La France a pris part à une réflexion lancée en 2004 par le Président brésilien Lula. Cela a permis le lancement d’une première taxe expérimentale sur les billets d’avion en 2006 qui a dégagé 300 millions d’euros affectés à l’achat de traitements contre le sida pour les pays du Sud. D’autres mécanismes sont à l’étude. Ne manque que la volonté politique des États, et notamment des États-Unis qui, avec le Président Obama, seront peut-être plus ouverts.

La dette des pays du Sud

Les pays riches portent également une lourde responsabilité dans l’endettement des pays du Sud. Sans même parler de la corruption, les populations des pays débiteurs en assument le coût, au prix de millions de vies humaines. Le remboursement de la dette prive en effet les pays de ressources nécessaires au financement des secteurs sociaux essentiels.

Annuler la dette des pays du Sud est donc un acte de justice. Un mouvement, encore bien timide, est amorcé depuis 1996. À ce jour, vingt-trois pays ont pu en bénéficier [4]. Et dix autres ont atteint une première étape [5]. Mais l’action menée par les ONG vise un objectif autrement plus important : annuler ce qu’elles appellent « la dette odieuse attribuable aux dictateurs » [6] ayant servi à leur enrichissement et au renforcement de leur régime. Cette « dette odieuse » est estimée entre 500 et 730 milliards de dollars, pour une quarantaine de pays, soit entre 20 et 30% de la dette globale des pays du Sud.

De quelques tabous

L’aide au développement suppose également que les instances internationales s’attaquent à d’autres tabous. L’évasion fiscale organisée grâce aux intouchables paradis fiscaux présents dans plus de soixante pays verrait transiter la moitié du commerce mondial. Les actifs domiciliés s’y élèveraient à 11 000 milliards de dollars alors que ces territoires ne représentent que 3% du PIB mondial.

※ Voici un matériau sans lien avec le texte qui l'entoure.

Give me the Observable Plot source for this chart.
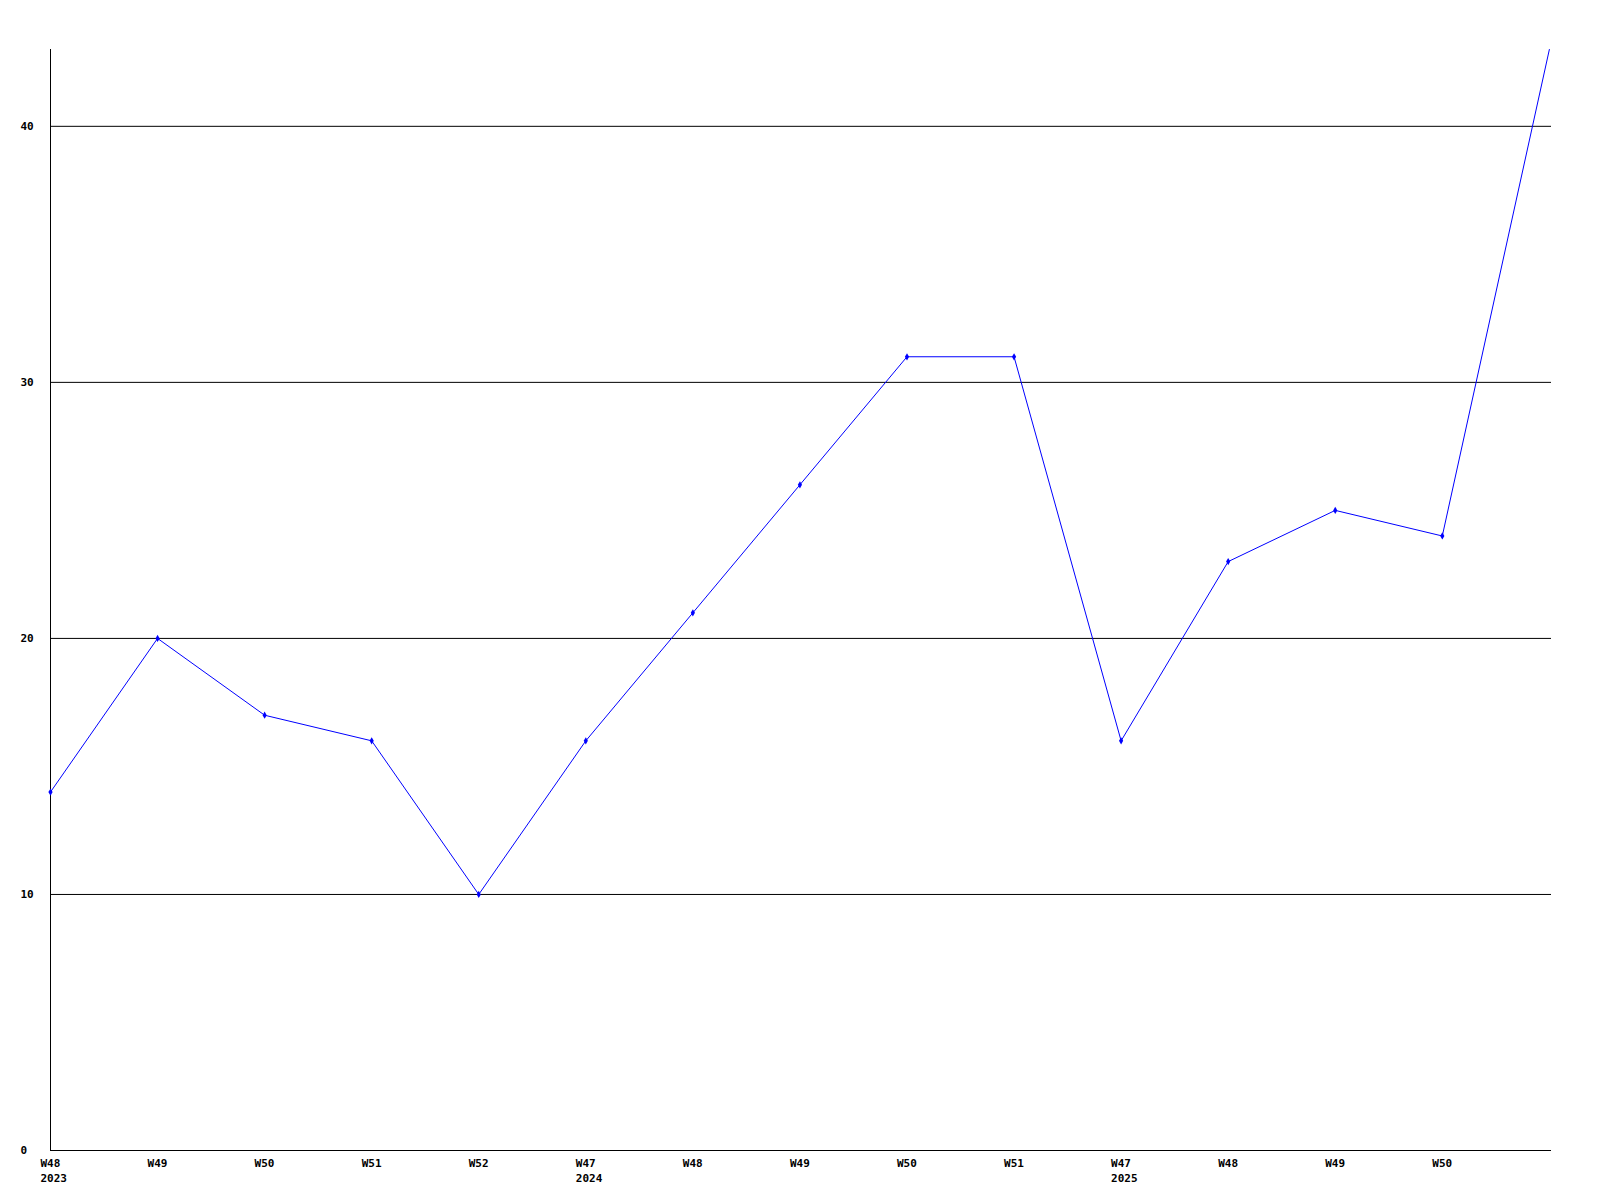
<!DOCTYPE html>
<html>
<head>
<meta charset="utf-8">
<script src="https://cdn.jsdelivr.net/npm/d3@7"></script>
<script src="https://cdn.jsdelivr.net/npm/@observablehq/plot@0.6"></script>
<style>
html, body { margin: 0; padding: 0; background: #fff; }
#chart svg { display: block; }
</style>
</head>
<body>
<div id="chart"></div>
<script>
const weekLabels = ["W48\n2023", "W49", "W50", "W51", "W52", "W47\n2024", "W48", "W49", "W50", "W51", "W47\n2025", "W48", "W49", "W50", ""];
const values = [14, 20, 17, 16, 10, 16, 21, 26, 31, 31, 16, 23, 25, 24, 43];
const yTicks = [0, 10, 20, 30, 40];
const gridValues = [10, 20, 30, 40];

const data = values.map((v, i) => ({i, v, label: weekLabels[i]}));
const labelData = data.filter(d => d.label !== "");
const markerData = data.slice(0, data.length - 1);
const font = "'DejaVu Sans Mono', monospace";

const chart = Plot.plot({
  width: 1600,
  height: 1200,
  marginLeft: 50,
  marginRight: 49,
  marginTop: 49,
  marginBottom: 50,
  style: {fontFamily: font, fontSize: "11px", fontWeight: "bold", background: "#fff", overflow: "visible"},
  x: {domain: [0, 14.02], axis: null},
  y: {domain: [0, 43], axis: null},
  marks: [
    Plot.ruleY(gridValues, {stroke: "#000", strokeWidth: 1}),
    Plot.ruleY([0], {stroke: "#000", strokeWidth: 1}),
    Plot.ruleX([0], {stroke: "#000", strokeWidth: 1}),
    Plot.line(data, {x: "i", y: "v", stroke: "#0000ff", strokeWidth: 1}),
    Plot.dot(markerData, {x: "i", y: "v", symbol: "diamond", r: 2.2, fill: "#0000ff", stroke: "none"}),
    Plot.text(labelData, {x: "i", y: () => 0, text: "label", textAnchor: "start", dx: -10, dy: 6, lineAnchor: "top", lineHeight: 1.36, fill: "#000", fontFamily: font, fontSize: 11, fontWeight: "bold"}),
    Plot.text(yTicks, {x: () => 0, y: d => d, text: d => String(d), textAnchor: "start", dx: -30, fill: "#000", fontFamily: font, fontSize: 11, fontWeight: "bold"})
  ]
});
document.getElementById("chart").appendChild(chart);
</script>
</body>
</html>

Autre tabou, celui de la libéralisation effrénée du commerce international, la suppression de toutes les barrières douanières et de tout ce qui peut encore freiner l’afflux des produits du Nord en direction du Sud. Cette libéralisation, à laquelle s’ajoutent les subventions accordées par le Nord à ses agriculteurs, se fait notamment au détriment de ceux du Sud.

Une remise en cause

Réduire les inégalités à l’échelle de la planète ne pourra se faire qu’au prix d’une volonté politique des gouvernants du Nord comme du Sud. Cela suppose la mobilisation des moyens financiers externes (aide publique au développement) et internes des États concernés (politique fiscale, lutte contre la corruption…).

Mais les moyens financiers ne suffisent pas. Le développement n’est possible que s’il est initié, décidé, géré et coordonné par les sociétés concernées et adapté aux réalités sociopolitiques locales. En un mot s’il est issu d’un processus démocratique. Pour cela, il faut un contexte de paix, de reconnaissance de la société civile et de ses corps intermédiaires ; l’égalité des droits notamment entre les hommes et les femmes…
Vaste programme auquel la CFDT et diverses ONG s’efforcent d’apporter leur contribution.